Por FERNANDO NOGUEIRA DA COSTA*
Entre a dependência estrutural e ilhas de autonomia tecnológica, o Brasil forjou uma economia híbrida que desafia as classificações tradicionais, combinando o peso das commodities com a sofisticação de nichos industriais de excelência
1.
A economia brasileira não cabe nem no modelo ricardiano clássico (primário-exportador puro), nem na caricatura de “fábrica do mundo” (China), nem tampouco em uma posição plenamente central como fosse a “fazenda do mundo”. Vale detalhar a trajetória brasileira, dentro das três fases do esquema, enfatizando os elementos capazes de a tornar uma economia híbrida, complexa e emergente.
No Século XIX, seria válido o Modelo Ricardiano a classificar como parte da periferia primário-exportadora. O Brasil escravista e pós-escravista era exportador de café, açúcar, algodão, borracha.
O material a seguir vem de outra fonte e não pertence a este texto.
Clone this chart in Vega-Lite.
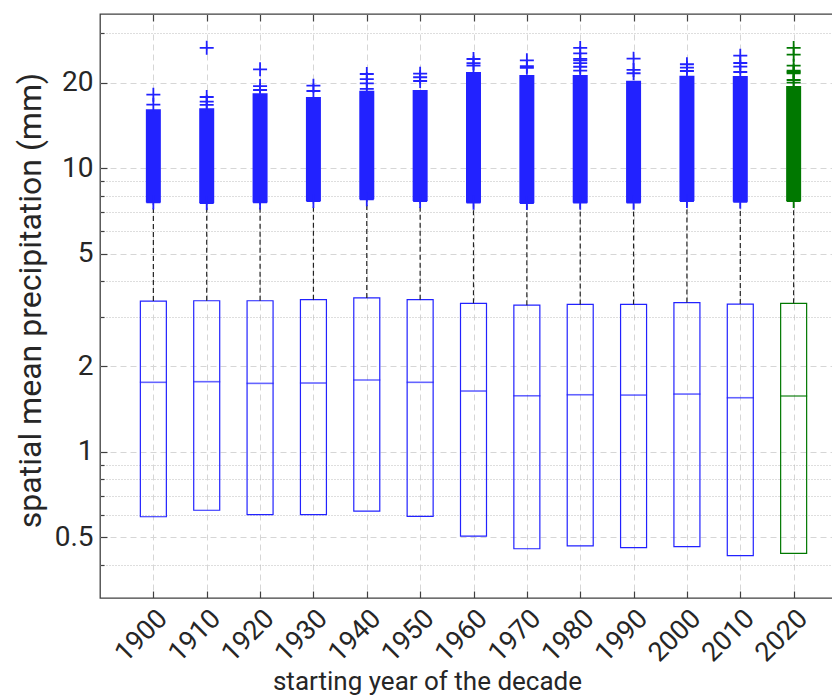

Tinha dependência de importação de manufaturas da Europa. Sua estrutura social marcada pela concentração fundiária e exclusão da maioria da população. Sem base tecnológica própria, o país cumpria à risca a função periférica ricardiana.
No Século XX, houve a industrialização por substituição de importações. Na Era Vargas (1930s–1950s), houve a fundação de estatais estratégicas como CSN, Petrobras, Eletrobras. No governo JK (1956–61), emergiu a indústria automobilística e a de bens duráveis, ainda dependentes de capital estrangeiro. Durante a ditadura militar (1964–1984), o modelo desenvolvimentista autoritário de direita fez grandes obras de infraestrutura e estimulou a formação do complexo agroindustrial.
Os destaques tecnológicos próprios foram a Embrapa (1973) propiciar a revolução agrícola tropical, conquista do Cerrado, base da liderança brasileira em soja, milho, carne. A Embraer (1969) permitiu o desenvolvimento autônomo em aeronáutica, colocando o Brasil entre os maiores fabricantes mundiais de aviões regionais.
A Petrobras, nos anos 2000, fez uma inovação tecnológica na exploração em águas profundas, depois pré-sal, tecnologia reconhecida internacionalmente. Os bancos públicos (BB, BNDES, CEF) ofertaram crédito direcionado a setores estratégicos, viabilizando industrialização e infraestrutura.
O Brasil deixou de ser uma economia primário-exportadora pura, mesmo sem nunca ter completado uma revolução tecnológica plena como Japão ou Coreia.
2.
No século XXI, desenvolveram-se as cadeias globais de valor e a globalização propiciou uma posição emergente, reposicionando o Brasil. Suas exportações ainda são fortemente primárias (soja, minério, petróleo, carnes), embora com presença de manufaturas (aviões, automóveis, máquinas) e serviços (TI, engenharia).
O mais relevante para caracterizar a economia brasileira é o mercado interno atraente. O tamanho da População Economicamente Ativa (PEA) no Brasil é estimado em torno de 105 milhões de pessoas, correspondendo a cerca de 50% da população total de 213 milhões de habitantes). Sustenta um setor de serviços urbanos altamente diversificado e gerador da maior parcela das ocupações, do PIB e do valor agregado.
Sua pauta de exportação é diversificada, inclusive o Brasil vende para todos os continentes, não apenas para um eixo central. Está entre as 10 maiores economias do mundo: sua escala continental e produtiva diferencia o país de economias dependentes de um único produto.
Em síntese, o Brasil não é primário-exportador em sentido estrito, embora tenha reprimarização recente da pauta (anos 2000–2020). É uma economia híbrida: primária no comércio externo (commodities) e industrial e tecnológica em nichos (aeronáutica, agro, energia).
Predominam os serviços urbanos geradores de um mercado interno expressivo, cujo tamanho de consumidores é competitivo com economias europeias isoladas. Neles se concentra a maior geração de valor.
Situa-se a economia brasileira como uma grande emergente sistêmica, cuja posição nas cadeias globais oscila entre dependência (importações de alta tecnologia) e autonomia (campos de excelência como pré-sal, agro tropical, aeronáutica). Em termos de Economia Política, o Brasil ocupa um lugar intermediário, mais desenvolvido perante as periferias clássicas, mas ainda distante do núcleo central do sistema capitalista. Ele combina dependência estrutural com “ilhas de autonomia tecnológica”.